= WRITTEN PROBLEM =
In the lines below, output everything from the first line through the line containing "mohmand_n = [0, 0]" exactly as it is. Pictures are not part of the output.
— Start of GIVEN MATERIAL —
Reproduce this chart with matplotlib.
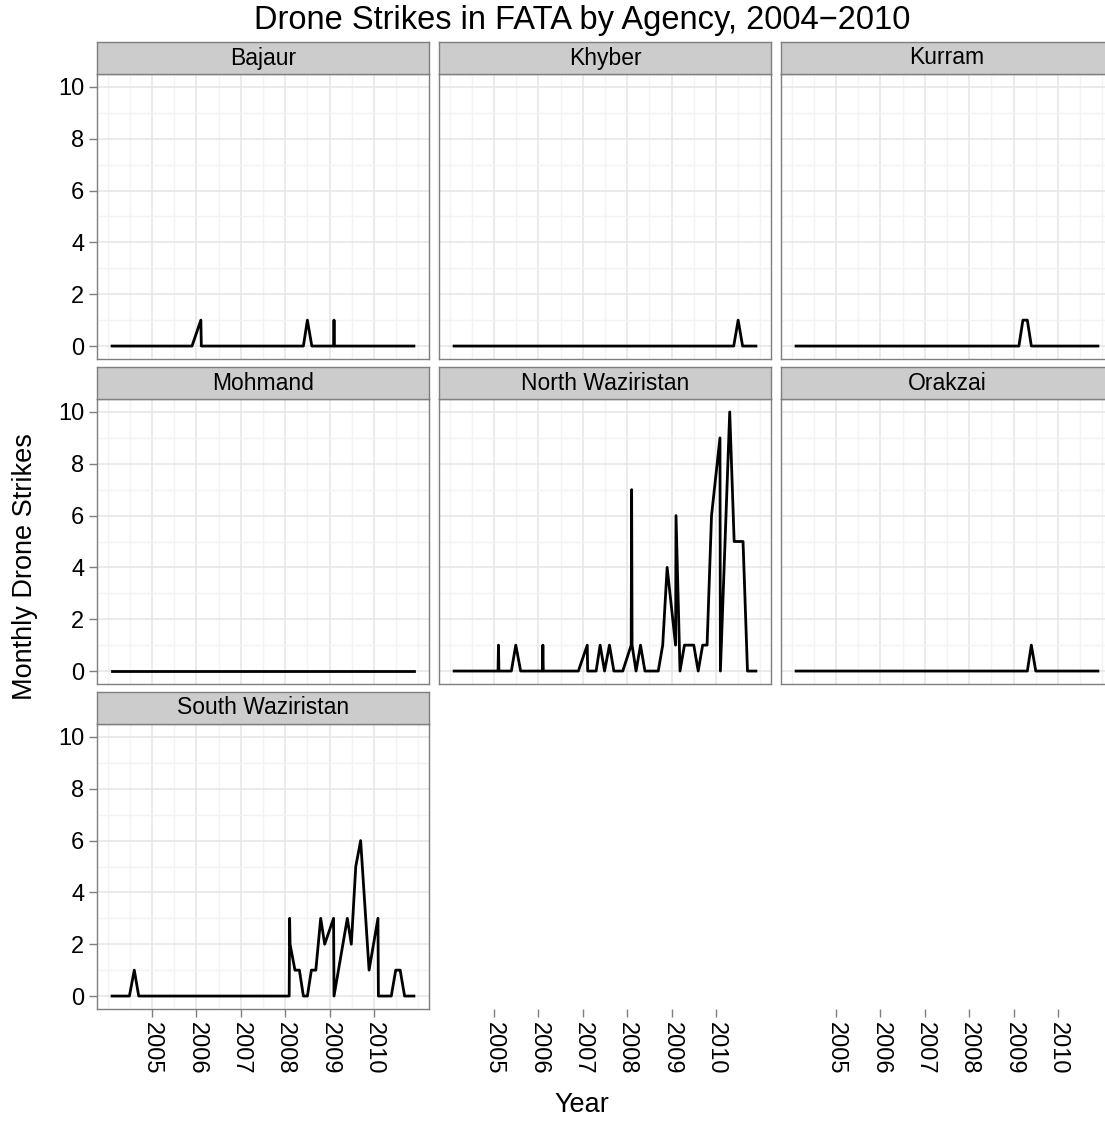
import numpy as np
import matplotlib
matplotlib.use("Agg")
import matplotlib.pyplot as plt

plt.rcParams['font.family'] = ['Liberation Sans', 'DejaVu Sans']

# monthly strike counts per agency, x in decimal years
agencies = ["Bajaur", "Khyber", "Kurram", "Mohmand", "North Waziristan", "Orakzai", "South Waziristan"]

bajaur_year = [2004.10, 2005.90, 2006.10, 2006.11, 2008.41, 2008.50, 2008.60, 2009.09, 2009.10, 2009.11, 2010.90]
bajaur_n = [0, 0, 1, 0, 0, 1, 0, 0, 1, 0, 0]

khyber_year = [2004.10, 2010.40, 2010.50, 2010.60, 2010.90]
khyber_n = [0, 0, 1, 0, 0]

kurram_year = [2004.10, 2009.12, 2009.21, 2009.31, 2009.40, 2010.90]
kurram_n = [0, 0, 1, 1, 0, 0]

mohmand_year = [2004.10, 2010.90]
mohmand_n = [0, 0]

north_year = [2004.10, 2005.09, 2005.10, 2005.11, 2005.39, 2005.49, 2005.60, 2006.09, 2006.10, 2006.11,
              2006.90, 2007.10, 2007.11, 2007.30, 2007.39, 2007.49, 2007.60, 2007.70, 2007.90, 2008.09,
              2008.10, 2008.11, 2008.20, 2008.30, 2008.40, 2008.70, 2008.80, 2008.90, 2009.09, 2009.10,
              2009.19, 2009.29, 2009.50, 2009.60, 2009.70, 2009.80, 2009.90, 2010.09, 2010.10, 2010.31,
              2010.41, 2010.61, 2010.71, 2010.90]
north_n = [0, 0, 1, 0, 0, 1, 0, 0, 1, 0,
           0, 1, 0, 0, 1, 0, 1, 0, 0, 1,
           7, 1, 0, 1, 0, 0, 1, 4, 1, 6,
           0, 1, 1, 0, 1, 1, 6, 9, 0, 10,
           5, 5, 0, 0]

orakzai_year = [2004.10, 2009.31, 2009.40, 2009.50, 2010.90]
orakzai_n = [0, 0, 1, 0, 0]

south_year = [2004.10, 2004.49, 2004.60, 2004.70, 2008.09, 2008.10, 2008.11, 2008.22, 2008.32, 2008.41,
              2008.50, 2008.59, 2008.69, 2008.80, 2008.89, 2009.09, 2009.10, 2009.40, 2009.49, 2009.59,
              2009.70, 2009.89, 2010.09, 2010.10, 2010.39, 2010.49, 2010.59, 2010.69, 2010.90]
south_n = [0, 0, 1, 0, 0, 3, 2, 1, 1, 0,
           0, 1, 1, 3, 2, 3, 0, 3, 2, 5,
           6, 1, 3, 0, 0, 1, 1, 0, 0]

series = [(bajaur_year, bajaur_n), (khyber_year, khyber_n), (kurram_year, kurram_n),
          (mohmand_year, mohmand_n), (north_year, north_n), (orakzai_year, orakzai_n),
          (south_year, south_n)]

year_ticks = [2005, 2006, 2007, 2008, 2009, 2010]
count_ticks = [0, 2, 4, 6, 8, 10]

W, H = 1105, 1124
fig = plt.figure(figsize=(W / 100, H / 100), dpi=100)

# ggplot-like scale expansion (5%)
all_x = np.concatenate([np.array(s[0]) for s in series])
x0, x1 = all_x.min(), all_x.max()
xpad = 0.05 * (x1 - x0)
xlim = (x0 - xpad, x1 + xpad)
ylim = (-0.5, 10.5)

col_left = [97, 439, 781]
panel_w = 332
panel_top = [74, 399, 724]
panel_h = 285
strip_h = 32
border = '#7F7F7F'


def px_axes(left, top, w, h):
    return fig.add_axes([left / W, 1 - (top + h) / H, w / W, h / H])


def style_ticks(ax):
    ax.tick_params(which='major', length=6, width=1, color=border, labelsize=17, pad=3)
    ax.tick_params(which='minor', length=0)


for i, name in enumerate(agencies):
    r, c = divmod(i, 3)
    ax = px_axes(col_left[c], panel_top[r], panel_w, panel_h)
    yrs, n = series[i]
    ax.plot(yrs, n, color='black', lw=2.0, zorder=3)
    ax.set_xlim(xlim)
    ax.set_ylim(ylim)
    ax.set_xticks(year_ticks)
    ax.set_xticks(np.arange(2004, 2011.5, 0.5), minor=True)
    ax.set_yticks(count_ticks)
    ax.set_yticks([1, 3, 5, 7, 9], minor=True)
    ax.grid(which='major', color='#E5E5E5', lw=1.1, zorder=0)
    ax.grid(which='minor', color='#F3F3F3', lw=1.0, zorder=0)
    ax.set_axisbelow(True)
    for s in ax.spines.values():
        s.set_color(border)
        s.set_linewidth(1)
    style_ticks(ax)
    if c != 0:
        ax.tick_params(axis='y', which='both', left=False, labelleft=False)
    if r != 2:
        ax.tick_params(axis='x', which='both', bottom=False, labelbottom=False)
    else:
        ax.set_xticklabels([str(y) for y in year_ticks], rotation=270, va='top', ha='center')

    # facet strip
    st = px_axes(col_left[c], panel_top[r] - strip_h, panel_w, strip_h)
    st.set_facecolor('#CCCCCC')
    st.set_xticks([])
    st.set_yticks([])
    for s in st.spines.values():
        s.set_color(border)
        s.set_linewidth(1)
    st.text(0.5, 0.5, name, ha='center', va='center', fontsize=16.5, transform=st.transAxes)

# x axes for the empty slots in the last row
for c in [1, 2]:
    ax = px_axes(col_left[c], panel_top[2], panel_w, panel_h)
    ax.set_xlim(xlim)
    ax.set_ylim(ylim)
    ax.patch.set_visible(False)
    for s in ax.spines.values():
        s.set_visible(False)
    ax.set_yticks([])
    ax.set_xticks(year_ticks)
    style_ticks(ax)
    ax.set_xticklabels([str(y) for y in year_ticks], rotation=270, va='top', ha='center')

fig.text(582 / W, 1 - 20 / H, "Drone Strikes in FATA by Agency, 2004\u22122010",
         ha='center', va='center', fontsize=23.5)
fig.text(582 / W, 1 - 1105 / H, "Year", ha='center', va='center', fontsize=19.5)
fig.text(25 / W, 1 - 567 / H, "Monthly Drone Strikes", ha='center', va='center',
         rotation=90, fontsize=19.5)

fig.savefig("out.png", dpi=100)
— End of GIVEN MATERIAL —
= EXERCISE ANSWER =
Reproduce this chart with matplotlib.
import numpy as np
import matplotlib
matplotlib.use("Agg")
import matplotlib.pyplot as plt

plt.rcParams['font.family'] = ['Liberation Sans', 'DejaVu Sans']

# monthly strike counts per agency, x in decimal years
agencies = ["Bajaur", "Khyber", "Kurram", "Mohmand", "North Waziristan", "Orakzai", "South Waziristan"]

bajaur_year = [2004.10, 2005.90, 2006.10, 2006.11, 2008.41, 2008.50, 2008.60, 2009.09, 2009.10, 2009.11, 2010.90]
bajaur_n = [0, 0, 1, 0, 0, 1, 0, 0, 1, 0, 0]

khyber_year = [2004.10, 2010.40, 2010.50, 2010.60, 2010.90]
khyber_n = [0, 0, 1, 0, 0]

kurram_year = [2004.10, 2009.12, 2009.21, 2009.31, 2009.40, 2010.90]
kurram_n = [0, 0, 1, 1, 0, 0]

mohmand_year = [2004.10, 2010.90]
mohmand_n = [0, 0]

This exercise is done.